### [Work instructions]
Exactly the lines from the first line of the records to the line holding "(mulai) -- (menuin);" should be duplicated, and nothing more; pictures stay out.

### [Material for this exercise]
################
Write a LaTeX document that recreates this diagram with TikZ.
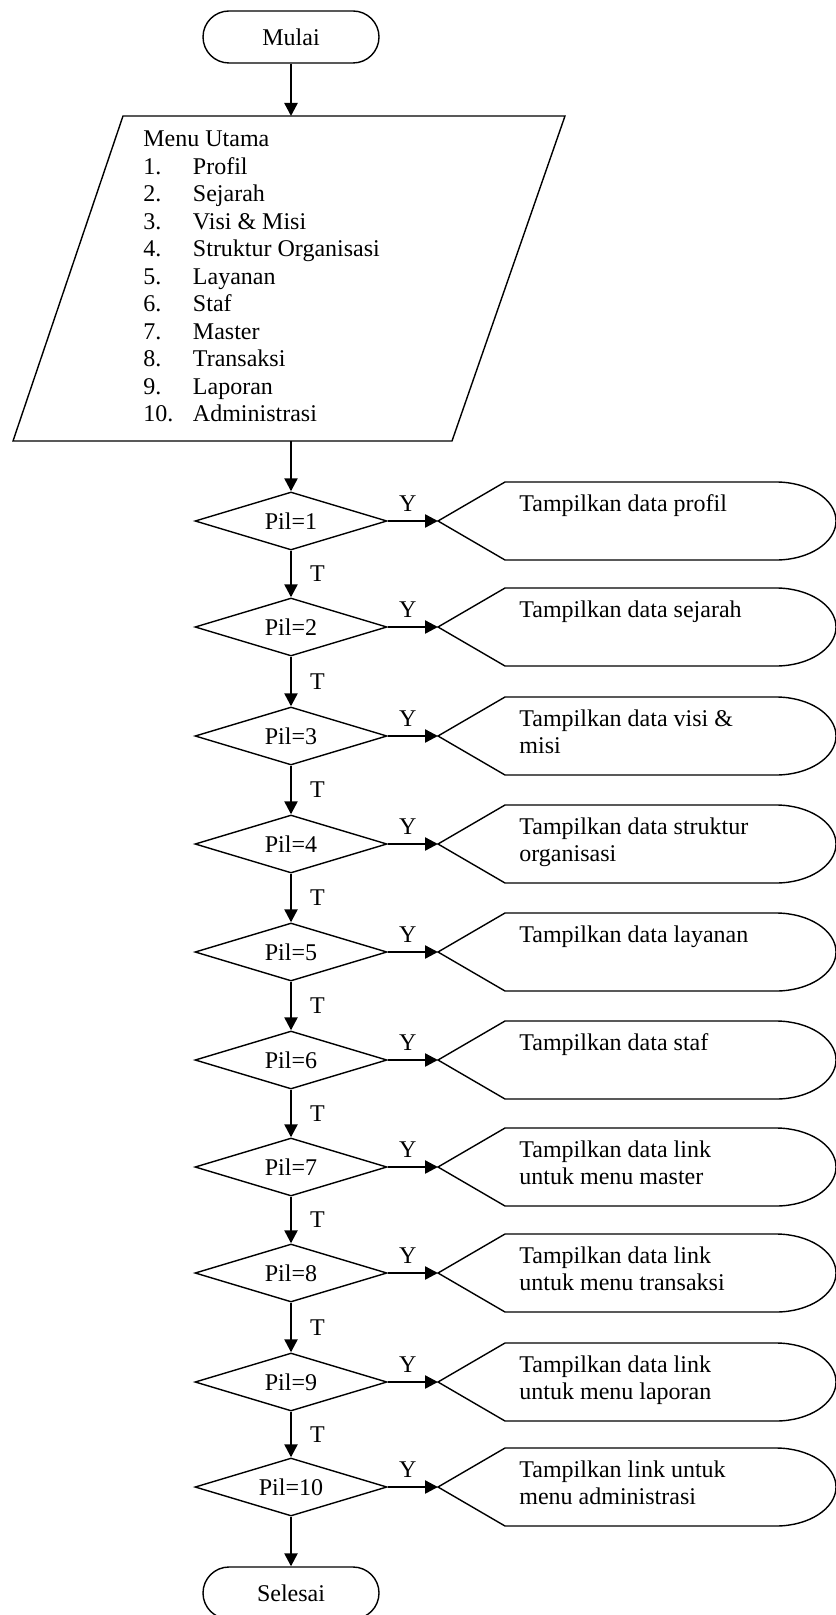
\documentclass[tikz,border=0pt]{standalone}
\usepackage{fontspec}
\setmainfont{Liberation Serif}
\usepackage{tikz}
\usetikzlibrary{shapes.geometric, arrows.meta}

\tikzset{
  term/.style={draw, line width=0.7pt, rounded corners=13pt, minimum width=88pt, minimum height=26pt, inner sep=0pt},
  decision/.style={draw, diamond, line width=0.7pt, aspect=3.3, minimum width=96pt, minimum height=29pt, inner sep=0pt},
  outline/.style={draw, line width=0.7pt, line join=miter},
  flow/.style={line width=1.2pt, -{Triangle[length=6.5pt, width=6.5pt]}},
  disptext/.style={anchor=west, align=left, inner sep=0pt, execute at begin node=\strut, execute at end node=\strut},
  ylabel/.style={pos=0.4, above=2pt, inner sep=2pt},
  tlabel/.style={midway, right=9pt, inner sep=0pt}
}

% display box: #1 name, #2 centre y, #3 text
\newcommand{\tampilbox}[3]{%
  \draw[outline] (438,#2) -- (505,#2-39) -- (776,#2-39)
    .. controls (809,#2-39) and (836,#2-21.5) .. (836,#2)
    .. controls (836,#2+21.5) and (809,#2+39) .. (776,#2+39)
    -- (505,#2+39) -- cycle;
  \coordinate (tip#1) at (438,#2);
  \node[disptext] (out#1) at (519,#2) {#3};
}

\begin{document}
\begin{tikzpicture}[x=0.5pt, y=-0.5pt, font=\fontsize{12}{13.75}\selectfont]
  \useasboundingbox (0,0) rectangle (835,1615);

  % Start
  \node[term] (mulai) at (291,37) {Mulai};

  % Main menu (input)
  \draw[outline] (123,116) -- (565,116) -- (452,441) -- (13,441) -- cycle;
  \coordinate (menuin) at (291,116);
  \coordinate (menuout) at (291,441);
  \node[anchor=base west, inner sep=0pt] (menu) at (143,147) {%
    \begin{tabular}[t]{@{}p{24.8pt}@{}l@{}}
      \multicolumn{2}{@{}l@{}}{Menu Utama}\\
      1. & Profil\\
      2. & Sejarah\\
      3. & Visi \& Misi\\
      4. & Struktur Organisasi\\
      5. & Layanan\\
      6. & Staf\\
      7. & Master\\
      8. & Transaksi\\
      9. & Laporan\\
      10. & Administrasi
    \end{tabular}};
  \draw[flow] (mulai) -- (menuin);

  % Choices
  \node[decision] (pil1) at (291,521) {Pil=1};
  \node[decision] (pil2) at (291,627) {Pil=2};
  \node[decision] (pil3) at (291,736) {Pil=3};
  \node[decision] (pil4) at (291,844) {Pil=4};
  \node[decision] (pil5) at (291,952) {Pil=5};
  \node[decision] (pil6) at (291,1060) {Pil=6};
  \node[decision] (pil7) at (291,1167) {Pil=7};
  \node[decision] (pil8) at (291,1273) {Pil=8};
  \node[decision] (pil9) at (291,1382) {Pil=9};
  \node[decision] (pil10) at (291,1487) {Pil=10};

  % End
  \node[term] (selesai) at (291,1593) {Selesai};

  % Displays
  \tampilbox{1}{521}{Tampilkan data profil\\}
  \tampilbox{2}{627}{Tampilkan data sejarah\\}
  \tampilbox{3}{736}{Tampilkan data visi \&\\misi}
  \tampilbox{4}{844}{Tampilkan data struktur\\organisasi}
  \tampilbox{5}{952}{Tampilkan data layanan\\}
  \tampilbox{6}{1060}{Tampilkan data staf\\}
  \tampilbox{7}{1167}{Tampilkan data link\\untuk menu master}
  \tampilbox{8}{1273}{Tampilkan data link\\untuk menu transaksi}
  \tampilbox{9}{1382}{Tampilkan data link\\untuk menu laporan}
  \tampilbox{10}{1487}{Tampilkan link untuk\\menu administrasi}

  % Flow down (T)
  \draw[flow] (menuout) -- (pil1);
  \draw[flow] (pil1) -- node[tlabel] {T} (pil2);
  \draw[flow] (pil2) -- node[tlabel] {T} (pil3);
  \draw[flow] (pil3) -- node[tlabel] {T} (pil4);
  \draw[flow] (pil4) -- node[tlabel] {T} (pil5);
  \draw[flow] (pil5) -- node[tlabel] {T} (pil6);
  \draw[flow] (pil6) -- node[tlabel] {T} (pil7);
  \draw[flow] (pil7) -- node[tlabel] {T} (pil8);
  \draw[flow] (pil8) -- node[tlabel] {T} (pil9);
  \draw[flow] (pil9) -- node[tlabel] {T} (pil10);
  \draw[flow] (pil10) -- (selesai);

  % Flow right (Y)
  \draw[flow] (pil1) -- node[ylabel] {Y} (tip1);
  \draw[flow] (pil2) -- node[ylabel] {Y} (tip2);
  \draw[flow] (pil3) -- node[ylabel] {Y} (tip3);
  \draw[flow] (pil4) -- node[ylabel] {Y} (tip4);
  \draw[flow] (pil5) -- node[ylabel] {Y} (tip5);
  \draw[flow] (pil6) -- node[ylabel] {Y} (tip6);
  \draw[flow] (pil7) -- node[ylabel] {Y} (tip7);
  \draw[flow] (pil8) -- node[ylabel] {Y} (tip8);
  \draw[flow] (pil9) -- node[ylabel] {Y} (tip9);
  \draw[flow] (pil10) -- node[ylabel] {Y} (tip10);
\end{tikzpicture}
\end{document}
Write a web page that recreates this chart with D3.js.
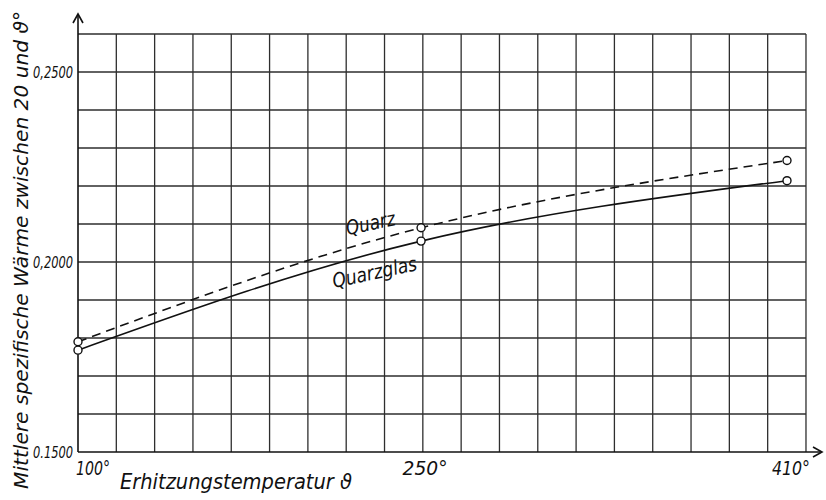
################
### [Task answer]
Write a LaTeX document that recreates this diagram with TikZ.
\documentclass[tikz,border=0pt]{standalone}
\usepackage{fontspec}
\setmainfont{Liberation Serif}
\usepackage{tikz}
\usetikzlibrary{shapes.geometric, arrows.meta}

\tikzset{
  term/.style={draw, line width=0.7pt, rounded corners=13pt, minimum width=88pt, minimum height=26pt, inner sep=0pt},
  decision/.style={draw, diamond, line width=0.7pt, aspect=3.3, minimum width=96pt, minimum height=29pt, inner sep=0pt},
  outline/.style={draw, line width=0.7pt, line join=miter},
  flow/.style={line width=1.2pt, -{Triangle[length=6.5pt, width=6.5pt]}},
  disptext/.style={anchor=west, align=left, inner sep=0pt, execute at begin node=\strut, execute at end node=\strut},
  ylabel/.style={pos=0.4, above=2pt, inner sep=2pt},
  tlabel/.style={midway, right=9pt, inner sep=0pt}
}

% display box: #1 name, #2 centre y, #3 text
\newcommand{\tampilbox}[3]{%
  \draw[outline] (438,#2) -- (505,#2-39) -- (776,#2-39)
    .. controls (809,#2-39) and (836,#2-21.5) .. (836,#2)
    .. controls (836,#2+21.5) and (809,#2+39) .. (776,#2+39)
    -- (505,#2+39) -- cycle;
  \coordinate (tip#1) at (438,#2);
  \node[disptext] (out#1) at (519,#2) {#3};
}

\begin{document}
\begin{tikzpicture}[x=0.5pt, y=-0.5pt, font=\fontsize{12}{13.75}\selectfont]
  \useasboundingbox (0,0) rectangle (835,1615);

  % Start
  \node[term] (mulai) at (291,37) {Mulai};

  % Main menu (input)
  \draw[outline] (123,116) -- (565,116) -- (452,441) -- (13,441) -- cycle;
  \coordinate (menuin) at (291,116);
  \coordinate (menuout) at (291,441);
  \node[anchor=base west, inner sep=0pt] (menu) at (143,147) {%
    \begin{tabular}[t]{@{}p{24.8pt}@{}l@{}}
      \multicolumn{2}{@{}l@{}}{Menu Utama}\\
      1. & Profil\\
      2. & Sejarah\\
      3. & Visi \& Misi\\
      4. & Struktur Organisasi\\
      5. & Layanan\\
      6. & Staf\\
      7. & Master\\
      8. & Transaksi\\
      9. & Laporan\\
      10. & Administrasi
    \end{tabular}};
  \draw[flow] (mulai) -- (menuin);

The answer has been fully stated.